== RECORDED DATA
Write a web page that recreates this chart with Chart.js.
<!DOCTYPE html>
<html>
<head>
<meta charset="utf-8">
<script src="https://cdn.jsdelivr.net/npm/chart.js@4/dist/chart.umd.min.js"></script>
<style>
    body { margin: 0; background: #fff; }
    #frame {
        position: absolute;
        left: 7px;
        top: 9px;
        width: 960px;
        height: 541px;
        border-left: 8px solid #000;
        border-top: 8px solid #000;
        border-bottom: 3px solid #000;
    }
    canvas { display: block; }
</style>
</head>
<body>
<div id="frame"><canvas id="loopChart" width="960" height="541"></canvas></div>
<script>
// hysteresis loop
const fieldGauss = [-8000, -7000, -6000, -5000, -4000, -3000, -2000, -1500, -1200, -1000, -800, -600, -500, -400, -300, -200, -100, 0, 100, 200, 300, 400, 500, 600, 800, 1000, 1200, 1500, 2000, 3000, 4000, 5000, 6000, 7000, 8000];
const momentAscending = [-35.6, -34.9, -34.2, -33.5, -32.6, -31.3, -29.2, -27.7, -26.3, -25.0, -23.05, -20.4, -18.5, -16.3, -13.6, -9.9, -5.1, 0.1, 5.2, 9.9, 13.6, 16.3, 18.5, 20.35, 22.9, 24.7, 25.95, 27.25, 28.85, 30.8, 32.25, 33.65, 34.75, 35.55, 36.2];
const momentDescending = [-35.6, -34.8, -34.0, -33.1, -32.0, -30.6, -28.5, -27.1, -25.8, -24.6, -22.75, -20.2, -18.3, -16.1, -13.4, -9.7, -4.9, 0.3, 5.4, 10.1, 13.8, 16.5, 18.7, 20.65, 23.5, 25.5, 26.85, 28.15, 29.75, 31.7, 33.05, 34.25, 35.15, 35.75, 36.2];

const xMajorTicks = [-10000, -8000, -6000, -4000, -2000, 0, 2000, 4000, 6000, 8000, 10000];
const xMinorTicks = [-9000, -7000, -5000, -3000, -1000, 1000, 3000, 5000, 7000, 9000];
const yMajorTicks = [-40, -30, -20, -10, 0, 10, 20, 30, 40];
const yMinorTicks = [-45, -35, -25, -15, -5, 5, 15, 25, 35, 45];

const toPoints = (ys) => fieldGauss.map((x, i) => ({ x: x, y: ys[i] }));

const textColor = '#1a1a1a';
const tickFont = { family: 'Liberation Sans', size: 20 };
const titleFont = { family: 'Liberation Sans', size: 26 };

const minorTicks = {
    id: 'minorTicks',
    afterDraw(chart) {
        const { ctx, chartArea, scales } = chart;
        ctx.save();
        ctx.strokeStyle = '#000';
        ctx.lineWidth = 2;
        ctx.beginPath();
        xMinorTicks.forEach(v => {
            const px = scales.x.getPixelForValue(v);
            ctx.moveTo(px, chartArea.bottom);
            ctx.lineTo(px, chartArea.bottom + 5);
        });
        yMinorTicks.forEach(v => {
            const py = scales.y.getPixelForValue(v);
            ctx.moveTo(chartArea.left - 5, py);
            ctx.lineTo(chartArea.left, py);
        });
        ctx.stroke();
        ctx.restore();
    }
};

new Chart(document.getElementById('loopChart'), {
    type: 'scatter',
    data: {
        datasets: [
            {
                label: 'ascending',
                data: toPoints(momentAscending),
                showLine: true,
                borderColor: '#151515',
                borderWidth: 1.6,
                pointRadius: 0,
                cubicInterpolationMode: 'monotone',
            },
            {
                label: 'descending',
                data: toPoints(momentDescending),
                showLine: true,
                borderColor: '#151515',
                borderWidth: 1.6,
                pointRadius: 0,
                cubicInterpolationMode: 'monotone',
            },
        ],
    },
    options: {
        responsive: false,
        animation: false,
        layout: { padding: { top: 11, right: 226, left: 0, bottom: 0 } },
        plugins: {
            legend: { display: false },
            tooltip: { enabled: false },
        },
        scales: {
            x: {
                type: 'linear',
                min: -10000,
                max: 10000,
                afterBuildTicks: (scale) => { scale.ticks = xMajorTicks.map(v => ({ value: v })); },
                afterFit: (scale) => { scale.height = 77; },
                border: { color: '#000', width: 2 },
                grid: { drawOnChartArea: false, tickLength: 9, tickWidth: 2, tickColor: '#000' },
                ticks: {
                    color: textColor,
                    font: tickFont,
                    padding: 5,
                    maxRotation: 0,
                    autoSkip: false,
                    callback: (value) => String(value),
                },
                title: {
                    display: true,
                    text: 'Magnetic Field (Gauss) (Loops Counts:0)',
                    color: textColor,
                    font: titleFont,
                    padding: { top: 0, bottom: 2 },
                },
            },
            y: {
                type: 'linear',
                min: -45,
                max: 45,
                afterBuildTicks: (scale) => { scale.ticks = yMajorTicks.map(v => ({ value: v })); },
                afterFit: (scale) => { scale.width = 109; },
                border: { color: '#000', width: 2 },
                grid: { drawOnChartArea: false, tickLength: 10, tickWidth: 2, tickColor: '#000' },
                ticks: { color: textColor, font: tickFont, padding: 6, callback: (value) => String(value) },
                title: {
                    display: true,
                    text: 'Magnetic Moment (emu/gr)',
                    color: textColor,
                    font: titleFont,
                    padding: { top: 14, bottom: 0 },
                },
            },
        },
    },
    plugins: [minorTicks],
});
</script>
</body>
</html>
====
### GIVEN PROBLEM
Copy out the whole listing exactly.

### ANSWER BELOW
Write a web page that recreates this chart with Chart.js.
<!DOCTYPE html>
<html>
<head>
<meta charset="utf-8">
<script src="https://cdn.jsdelivr.net/npm/chart.js@4/dist/chart.umd.min.js"></script>
<style>
    body { margin: 0; background: #fff; }
    #frame {
        position: absolute;
        left: 7px;
        top: 9px;
        width: 960px;
        height: 541px;
        border-left: 8px solid #000;
        border-top: 8px solid #000;
        border-bottom: 3px solid #000;
    }
    canvas { display: block; }
</style>
</head>
<body>
<div id="frame"><canvas id="loopChart" width="960" height="541"></canvas></div>
<script>
// hysteresis loop
const fieldGauss = [-8000, -7000, -6000, -5000, -4000, -3000, -2000, -1500, -1200, -1000, -800, -600, -500, -400, -300, -200, -100, 0, 100, 200, 300, 400, 500, 600, 800, 1000, 1200, 1500, 2000, 3000, 4000, 5000, 6000, 7000, 8000];
const momentAscending = [-35.6, -34.9, -34.2, -33.5, -32.6, -31.3, -29.2, -27.7, -26.3, -25.0, -23.05, -20.4, -18.5, -16.3, -13.6, -9.9, -5.1, 0.1, 5.2, 9.9, 13.6, 16.3, 18.5, 20.35, 22.9, 24.7, 25.95, 27.25, 28.85, 30.8, 32.25, 33.65, 34.75, 35.55, 36.2];
const momentDescending = [-35.6, -34.8, -34.0, -33.1, -32.0, -30.6, -28.5, -27.1, -25.8, -24.6, -22.75, -20.2, -18.3, -16.1, -13.4, -9.7, -4.9, 0.3, 5.4, 10.1, 13.8, 16.5, 18.7, 20.65, 23.5, 25.5, 26.85, 28.15, 29.75, 31.7, 33.05, 34.25, 35.15, 35.75, 36.2];

const xMajorTicks = [-10000, -8000, -6000, -4000, -2000, 0, 2000, 4000, 6000, 8000, 10000];
const xMinorTicks = [-9000, -7000, -5000, -3000, -1000, 1000, 3000, 5000, 7000, 9000];
const yMajorTicks = [-40, -30, -20, -10, 0, 10, 20, 30, 40];
const yMinorTicks = [-45, -35, -25, -15, -5, 5, 15, 25, 35, 45];

const toPoints = (ys) => fieldGauss.map((x, i) => ({ x: x, y: ys[i] }));

const textColor = '#1a1a1a';
const tickFont = { family: 'Liberation Sans', size: 20 };
const titleFont = { family: 'Liberation Sans', size: 26 };

const minorTicks = {
    id: 'minorTicks',
    afterDraw(chart) {
        const { ctx, chartArea, scales } = chart;
        ctx.save();
        ctx.strokeStyle = '#000';
        ctx.lineWidth = 2;
        ctx.beginPath();
        xMinorTicks.forEach(v => {
            const px = scales.x.getPixelForValue(v);
            ctx.moveTo(px, chartArea.bottom);
            ctx.lineTo(px, chartArea.bottom + 5);
        });
        yMinorTicks.forEach(v => {
            const py = scales.y.getPixelForValue(v);
            ctx.moveTo(chartArea.left - 5, py);
            ctx.lineTo(chartArea.left, py);
        });
        ctx.stroke();
        ctx.restore();
    }
};

new Chart(document.getElementById('loopChart'), {
    type: 'scatter',
    data: {
        datasets: [
            {
                label: 'ascending',
                data: toPoints(momentAscending),
                showLine: true,
                borderColor: '#151515',
                borderWidth: 1.6,
                pointRadius: 0,
                cubicInterpolationMode: 'monotone',
            },
            {
                label: 'descending',
                data: toPoints(momentDescending),
                showLine: true,
                borderColor: '#151515',
                borderWidth: 1.6,
                pointRadius: 0,
                cubicInterpolationMode: 'monotone',
            },
        ],
    },
    options: {
        responsive: false,
        animation: false,
        layout: { padding: { top: 11, right: 226, left: 0, bottom: 0 } },
        plugins: {
            legend: { display: false },
            tooltip: { enabled: false },
        },
        scales: {
            x: {
                type: 'linear',
                min: -10000,
                max: 10000,
                afterBuildTicks: (scale) => { scale.ticks = xMajorTicks.map(v => ({ value: v })); },
                afterFit: (scale) => { scale.height = 77; },
                border: { color: '#000', width: 2 },
                grid: { drawOnChartArea: false, tickLength: 9, tickWidth: 2, tickColor: '#000' },
                ticks: {
                    color: textColor,
                    font: tickFont,
                    padding: 5,
                    maxRotation: 0,
                    autoSkip: false,
                    callback: (value) => String(value),
                },
                title: {
                    display: true,
                    text: 'Magnetic Field (Gauss) (Loops Counts:0)',
                    color: textColor,
                    font: titleFont,
                    padding: { top: 0, bottom: 2 },
                },
            },
            y: {
                type: 'linear',
                min: -45,
                max: 45,
                afterBuildTicks: (scale) => { scale.ticks = yMajorTicks.map(v => ({ value: v })); },
                afterFit: (scale) => { scale.width = 109; },
                border: { color: '#000', width: 2 },
                grid: { drawOnChartArea: false, tickLength: 10, tickWidth: 2, tickColor: '#000' },
                ticks: { color: textColor, font: tickFont, padding: 6, callback: (value) => String(value) },
                title: {
                    display: true,
                    text: 'Magnetic Moment (emu/gr)',
                    color: textColor,
                    font: titleFont,
                    padding: { top: 14, bottom: 0 },
                },
            },
        },
    },
    plugins: [minorTicks],
});
</script>
</body>
</html>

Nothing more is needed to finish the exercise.